Ávida por saber el resto de la historia, Hortense preguntó:

—Entonces, ¿cuál ha sido la respuesta de padre?

—Pues no lo sé, pero se les vio discutir y se oyeron voces. Supongo que todo ha terminado —concluyó Joanna desconsolada.

—No irás a decirme que antes de intercambiar una sola palabra ya te has enamorado de él.

—¡Pero tú no sabes la carta de amor que me ha escrito! —respondió Joanna, otra vez al borde de las lágrimas. Encendió la lámpara y le tendió la carta para que la leyera.

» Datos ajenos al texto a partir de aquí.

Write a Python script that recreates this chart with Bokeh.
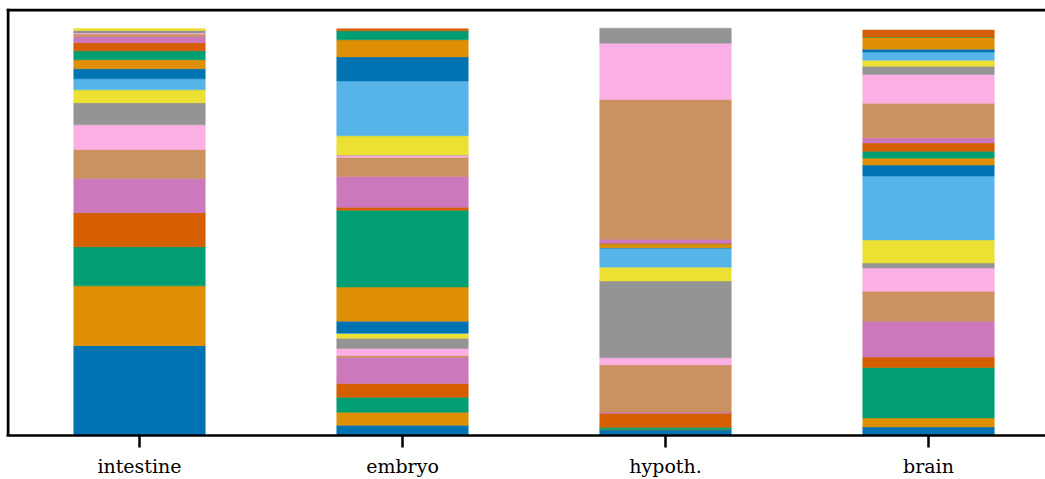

A medida que la iba leyendo, no podía evitar exclamar en francés:

—Oh, la, la! Mon Dieu…! —Al terminar por fin la lectura, Hortense, exhausta por tanta emoción, se apoyó en las almohadas de su cama y permaneció sentada así cierto tiempo, reflexionando—. Esto va más en serio de lo que yo pensaba y hay que encontrar una solución, cueste lo que cueste.